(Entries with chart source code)
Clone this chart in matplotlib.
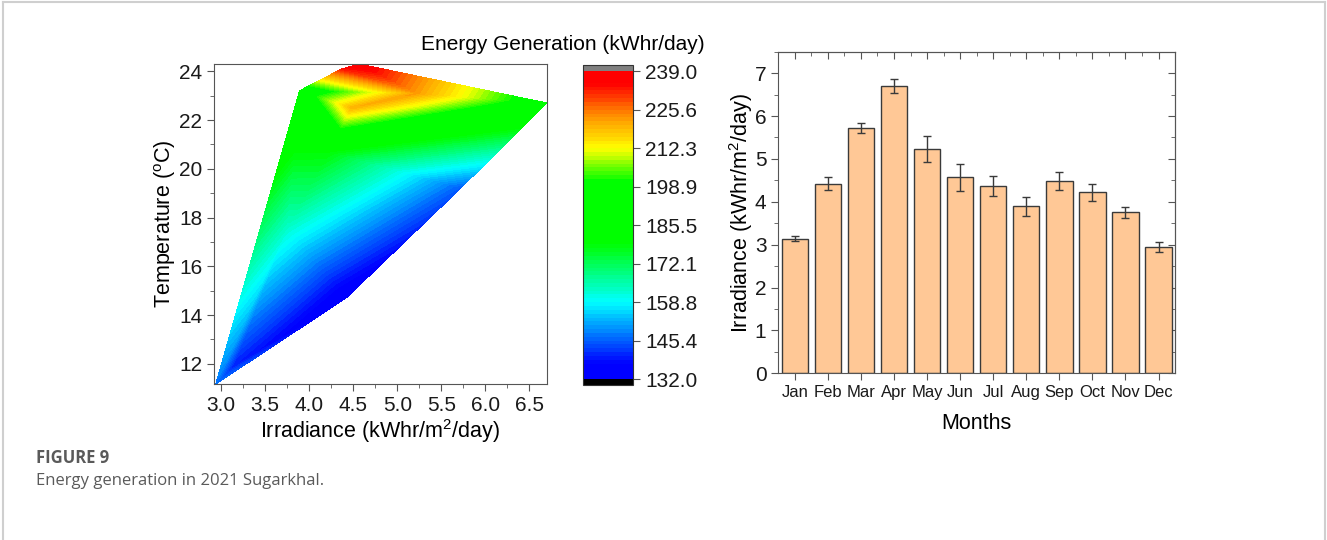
import numpy as np
import matplotlib
matplotlib.use('Agg')
import matplotlib.pyplot as plt
from matplotlib.colors import LinearSegmentedColormap
from matplotlib.lines import Line2D
from matplotlib.ticker import MultipleLocator

# monthly data, 2021 Sugarkhal
months = ['Jan', 'Feb', 'Mar', 'Apr', 'May', 'Jun', 'Jul', 'Aug', 'Sep', 'Oct', 'Nov', 'Dec']
irradiance = [3.14, 4.42, 5.72, 6.70, 5.23, 4.57, 4.37, 3.89, 4.48, 4.22, 3.75, 2.94]
irr_err = [0.065, 0.15, 0.125, 0.167, 0.30, 0.31, 0.24, 0.23, 0.21, 0.20, 0.125, 0.12]
temperature = [11.9, 14.7, 19.2, 22.7, 23.1, 24.3, 24.1, 23.2, 22.5, 20.7, 17.6, 11.17]
energy = [140, 133, 145, 193, 222, 238.5, 233, 192, 220, 179, 163, 147]

cbar_ticks = [132.0, 145.4, 158.8, 172.1, 185.5, 198.9, 212.3, 225.6, 239.0]

plt.rcParams['font.family'] = ['Liberation Sans', 'DejaVu Sans']
plt.rcParams['mathtext.fontset'] = 'custom'
plt.rcParams['mathtext.rm'] = 'Liberation Sans'
plt.rcParams['mathtext.it'] = 'Liberation Sans:italic'
plt.rcParams['axes.edgecolor'] = '#555555'
plt.rcParams['xtick.color'] = '#555555'
plt.rcParams['ytick.color'] = '#555555'
plt.rcParams['xtick.labelcolor'] = '#1a1a1a'
plt.rcParams['ytick.labelcolor'] = '#1a1a1a'

# Origin-like rainbow palette
stops = [(0.0, (0, 0, 1)), (0.05, (0, 0, 1)), (0.25, (0, 1, 1)), (0.44, (0, 1, 0)),
         (0.645, (0, 1, 0)), (0.75, (1, 1, 0)), (0.86, (1, 0.55, 0)), (0.96, (1, 0, 0)),
         (1.0, (1, 0, 0))]
cmap = LinearSegmentedColormap.from_list('origin_rainbow', stops)
cmap.set_over('#808080')
cmap.set_under('black')

fig = plt.figure(figsize=[13.27, 5.4], dpi=100)

# ---- contour panel ----
ax1 = fig.add_axes([0.1613, 0.2889, 0.2509, 0.5926])
levels = np.linspace(132, 239, 81)
cs = ax1.tricontourf(irradiance, temperature, energy, levels=levels, cmap=cmap, extend='both')
ax1.set_xlim(2.92, 6.70)
ax1.set_ylim(11.17, 24.3)
ax1.xaxis.set_major_locator(MultipleLocator(0.5))
ax1.xaxis.set_minor_locator(MultipleLocator(0.25))
ax1.yaxis.set_major_locator(MultipleLocator(2))
ax1.yaxis.set_minor_locator(MultipleLocator(1))
ax1.xaxis.set_major_formatter(plt.FormatStrFormatter('%.1f'))
ax1.tick_params(which='major', length=5, labelsize=15)
ax1.tick_params(which='minor', length=3)
ax1.set_xlabel('Irradiance (kWhr/m$^2$/day)', fontsize=15.5, labelpad=2)
ax1.set_ylabel('Temperature ($^{\\mathrm{o}}$C)', fontsize=15.5, labelpad=1)

cax = fig.add_axes([0.4396, 0.2865, 0.0377, 0.593])
cb = fig.colorbar(cs, cax=cax, ticks=cbar_ticks, extendrect=True, extendfrac=0.02)
cb.ax.set_yticklabels(['%.1f' % t for t in cbar_ticks])
cb.ax.tick_params(length=5, labelsize=15)
cb.outline.set_edgecolor('#333333')
cb.ax.minorticks_off()
fig.text(0.4245, 1 - 44 / 540, 'Energy Generation (kWhr/day)', ha='center', va='center', fontsize=15)

# ---- bar panel ----
ax2 = fig.add_axes([0.5865, 0.3087, 0.299, 0.5956])
x = np.arange(1, len(months) + 1)
ax2.bar(x, irradiance, width=0.8, color='#FFC896', edgecolor='#3a3a3a', linewidth=1.0,
        yerr=irr_err, capsize=3, error_kw=dict(ecolor='#3a3a3a', elinewidth=1.0, capthick=1.0))
ax2.set_xlim(0.5, 12.5)
ax2.set_ylim(0, 7.5)
ax2.set_xticks(x)
ax2.set_xticklabels(months)
ax2.yaxis.set_major_locator(MultipleLocator(1))
ax2.yaxis.set_minor_locator(MultipleLocator(0.5))
ax2.tick_params(axis='y', which='major', length=5, labelsize=15)
ax2.tick_params(axis='y', which='minor', length=3)
ax2.tick_params(axis='x', which='major', length=5, labelsize=12)
ax2.set_xlabel('Months', fontsize=15.5, labelpad=9)
ax2.set_ylabel('Irradiance (kWhr/m$^2$/day)', fontsize=15.5, labelpad=0)

# mirrored ticks on top/right point inward
ax_top = ax2.secondary_xaxis('top')
ax_top.set_xticks(x)
ax_top.xaxis.set_minor_locator(MultipleLocator(0.5))
ax_top.tick_params(which='major', direction='in', length=5, labeltop=False)
ax_top.tick_params(which='minor', direction='in', length=3)
ax_right = ax2.secondary_yaxis('right')
ax_right.yaxis.set_major_locator(MultipleLocator(1))
ax_right.yaxis.set_minor_locator(MultipleLocator(0.5))
ax_right.tick_params(which='major', direction='in', length=5, labelright=False)
ax_right.tick_params(which='minor', direction='in', length=3)

# caption and page frame
fig.text(36 / 1327, 1 - 458 / 540, 'FIGURE 9', ha='left', va='center', fontsize=12,
         fontweight='bold', color='#5a5a5a', family=['Open Sans', 'DejaVu Sans'])
fig.text(36 / 1327, 1 - 481 / 540, 'Energy generation in 2021 Sugarkhal.', ha='left', va='center',
         fontsize=12, color='#5a5a5a', family=['Open Sans', 'DejaVu Sans'])
frame_c = '#cfcfcf'
fig.add_artist(Line2D([3 / 1327, 3 / 1327], [0, 1 - 2 / 540], transform=fig.transFigure, color=frame_c, lw=1.5))
fig.add_artist(Line2D([3 / 1327, 1325 / 1327], [1 - 2 / 540, 1 - 2 / 540], transform=fig.transFigure, color=frame_c, lw=1.5))
fig.add_artist(Line2D([1325 / 1327, 1325 / 1327], [0, 1 - 2 / 540], transform=fig.transFigure, color=frame_c, lw=1.5))

fig.savefig('out.png', dpi=100)
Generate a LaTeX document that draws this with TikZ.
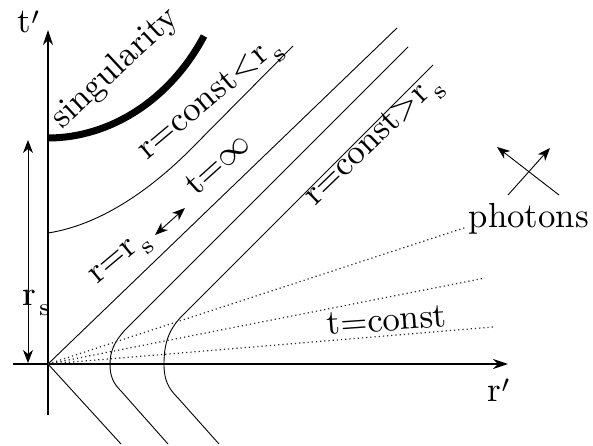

WORK TO DO :: Leaving aside the images, write out the entries above word for word.

PROBLEM SOLUTION ::
Clone this chart in matplotlib.
import numpy as np
import matplotlib
matplotlib.use('Agg')
import matplotlib.pyplot as plt
from matplotlib.colors import LinearSegmentedColormap
from matplotlib.lines import Line2D
from matplotlib.ticker import MultipleLocator

# monthly data, 2021 Sugarkhal
months = ['Jan', 'Feb', 'Mar', 'Apr', 'May', 'Jun', 'Jul', 'Aug', 'Sep', 'Oct', 'Nov', 'Dec']
irradiance = [3.14, 4.42, 5.72, 6.70, 5.23, 4.57, 4.37, 3.89, 4.48, 4.22, 3.75, 2.94]
irr_err = [0.065, 0.15, 0.125, 0.167, 0.30, 0.31, 0.24, 0.23, 0.21, 0.20, 0.125, 0.12]
temperature = [11.9, 14.7, 19.2, 22.7, 23.1, 24.3, 24.1, 23.2, 22.5, 20.7, 17.6, 11.17]
energy = [140, 133, 145, 193, 222, 238.5, 233, 192, 220, 179, 163, 147]

cbar_ticks = [132.0, 145.4, 158.8, 172.1, 185.5, 198.9, 212.3, 225.6, 239.0]

plt.rcParams['font.family'] = ['Liberation Sans', 'DejaVu Sans']
plt.rcParams['mathtext.fontset'] = 'custom'
plt.rcParams['mathtext.rm'] = 'Liberation Sans'
plt.rcParams['mathtext.it'] = 'Liberation Sans:italic'
plt.rcParams['axes.edgecolor'] = '#555555'
plt.rcParams['xtick.color'] = '#555555'
plt.rcParams['ytick.color'] = '#555555'
plt.rcParams['xtick.labelcolor'] = '#1a1a1a'
plt.rcParams['ytick.labelcolor'] = '#1a1a1a'

# Origin-like rainbow palette
stops = [(0.0, (0, 0, 1)), (0.05, (0, 0, 1)), (0.25, (0, 1, 1)), (0.44, (0, 1, 0)),
         (0.645, (0, 1, 0)), (0.75, (1, 1, 0)), (0.86, (1, 0.55, 0)), (0.96, (1, 0, 0)),
         (1.0, (1, 0, 0))]
cmap = LinearSegmentedColormap.from_list('origin_rainbow', stops)
cmap.set_over('#808080')
cmap.set_under('black')

fig = plt.figure(figsize=[13.27, 5.4], dpi=100)

# ---- contour panel ----
ax1 = fig.add_axes([0.1613, 0.2889, 0.2509, 0.5926])
levels = np.linspace(132, 239, 81)
cs = ax1.tricontourf(irradiance, temperature, energy, levels=levels, cmap=cmap, extend='both')
ax1.set_xlim(2.92, 6.70)
ax1.set_ylim(11.17, 24.3)
ax1.xaxis.set_major_locator(MultipleLocator(0.5))
ax1.xaxis.set_minor_locator(MultipleLocator(0.25))
ax1.yaxis.set_major_locator(MultipleLocator(2))
ax1.yaxis.set_minor_locator(MultipleLocator(1))
ax1.xaxis.set_major_formatter(plt.FormatStrFormatter('%.1f'))
ax1.tick_params(which='major', length=5, labelsize=15)
ax1.tick_params(which='minor', length=3)
ax1.set_xlabel('Irradiance (kWhr/m$^2$/day)', fontsize=15.5, labelpad=2)
ax1.set_ylabel('Temperature ($^{\\mathrm{o}}$C)', fontsize=15.5, labelpad=1)

cax = fig.add_axes([0.4396, 0.2865, 0.0377, 0.593])
cb = fig.colorbar(cs, cax=cax, ticks=cbar_ticks, extendrect=True, extendfrac=0.02)
cb.ax.set_yticklabels(['%.1f' % t for t in cbar_ticks])
cb.ax.tick_params(length=5, labelsize=15)
cb.outline.set_edgecolor('#333333')
cb.ax.minorticks_off()
fig.text(0.4245, 1 - 44 / 540, 'Energy Generation (kWhr/day)', ha='center', va='center', fontsize=15)

# ---- bar panel ----
ax2 = fig.add_axes([0.5865, 0.3087, 0.299, 0.5956])
x = np.arange(1, len(months) + 1)
ax2.bar(x, irradiance, width=0.8, color='#FFC896', edgecolor='#3a3a3a', linewidth=1.0,
        yerr=irr_err, capsize=3, error_kw=dict(ecolor='#3a3a3a', elinewidth=1.0, capthick=1.0))
ax2.set_xlim(0.5, 12.5)
ax2.set_ylim(0, 7.5)
ax2.set_xticks(x)
ax2.set_xticklabels(months)
ax2.yaxis.set_major_locator(MultipleLocator(1))
ax2.yaxis.set_minor_locator(MultipleLocator(0.5))
ax2.tick_params(axis='y', which='major', length=5, labelsize=15)
ax2.tick_params(axis='y', which='minor', length=3)
ax2.tick_params(axis='x', which='major', length=5, labelsize=12)
ax2.set_xlabel('Months', fontsize=15.5, labelpad=9)
ax2.set_ylabel('Irradiance (kWhr/m$^2$/day)', fontsize=15.5, labelpad=0)

# mirrored ticks on top/right point inward
ax_top = ax2.secondary_xaxis('top')
ax_top.set_xticks(x)
ax_top.xaxis.set_minor_locator(MultipleLocator(0.5))
ax_top.tick_params(which='major', direction='in', length=5, labeltop=False)
ax_top.tick_params(which='minor', direction='in', length=3)
ax_right = ax2.secondary_yaxis('right')
ax_right.yaxis.set_major_locator(MultipleLocator(1))
ax_right.yaxis.set_minor_locator(MultipleLocator(0.5))
ax_right.tick_params(which='major', direction='in', length=5, labelright=False)
ax_right.tick_params(which='minor', direction='in', length=3)

# caption and page frame
fig.text(36 / 1327, 1 - 458 / 540, 'FIGURE 9', ha='left', va='center', fontsize=12,
         fontweight='bold', color='#5a5a5a', family=['Open Sans', 'DejaVu Sans'])
fig.text(36 / 1327, 1 - 481 / 540, 'Energy generation in 2021 Sugarkhal.', ha='left', va='center',
         fontsize=12, color='#5a5a5a', family=['Open Sans', 'DejaVu Sans'])
frame_c = '#cfcfcf'
fig.add_artist(Line2D([3 / 1327, 3 / 1327], [0, 1 - 2 / 540], transform=fig.transFigure, color=frame_c, lw=1.5))
fig.add_artist(Line2D([3 / 1327, 1325 / 1327], [1 - 2 / 540, 1 - 2 / 540], transform=fig.transFigure, color=frame_c, lw=1.5))
fig.add_artist(Line2D([1325 / 1327, 1325 / 1327], [0, 1 - 2 / 540], transform=fig.transFigure, color=frame_c, lw=1.5))

fig.savefig('out.png', dpi=100)
Generate a LaTeX document that draws this with TikZ.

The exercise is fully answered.